Sementara itu, hilangnya keuntungan dan terjadinya kerugian yang belum pasti di masa akan datang atau kerugian immateriil, maka menurut ketentuan hukum fiqh hal tersebut tidak dapat diganti (dimintakan ganti rugi). Hal itu karena obyek ganti rugi adalah harta yang ada dan konkret serta berharga (diijinkan syariat untuk memanfaat-kannya”.
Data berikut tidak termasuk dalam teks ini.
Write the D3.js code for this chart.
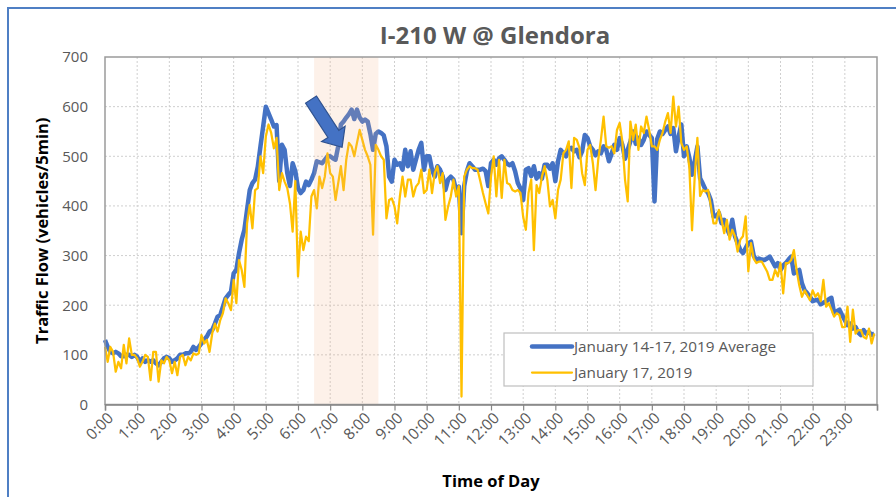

c. Pendapat Abd al-Hamid Mahmud al-Ba’li :
Ganti rugi karena penundaan pembayaran oleh orang yang mampudidasarkan pada kerugian yang terjadi secara riil akibat penundaan pembayaran dan kerugian itu merupakan akibat logis dari keterlambatan pembayaran tersebut.”
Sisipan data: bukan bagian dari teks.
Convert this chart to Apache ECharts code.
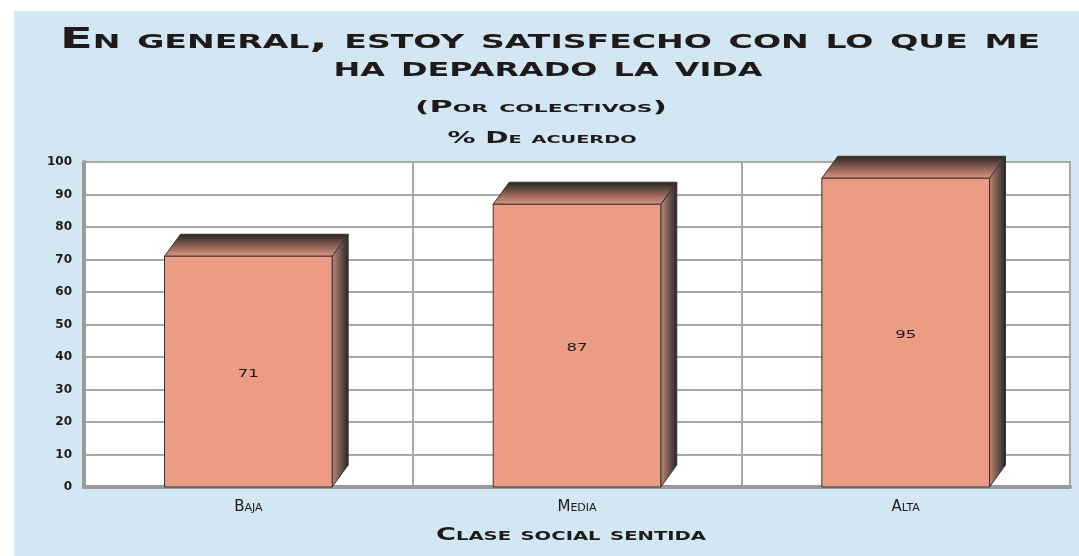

d. Pendapat ulama yang membolehkan ta’widh sebagaimana dikutip oleh Isham Anas al-Zaftawi:
Kerugian harus dihilangkan berdasarkan kaidah syariah dan kerugian itu tidak akan hilang kecuali jika diganti, sedangkan penjatuhan sanksi atas debitur mampu yang menunda-nunda pembayaran tidak akan memberikan manfaaat bagi kreditur yang dirugikan. Penundaan pembayaran hak sama dengan ghashab; karena itu, seyogyanya stastus hukumnya pun sama, yaitu bahwa pelaku ghashab bertanggung jawab atas manfaat benda yang di-ghasab selama masa ghashab, menurut mayoritas ulama, disamping ia pun harus menanggung harga (nilai) barang tersebut bila rusak.”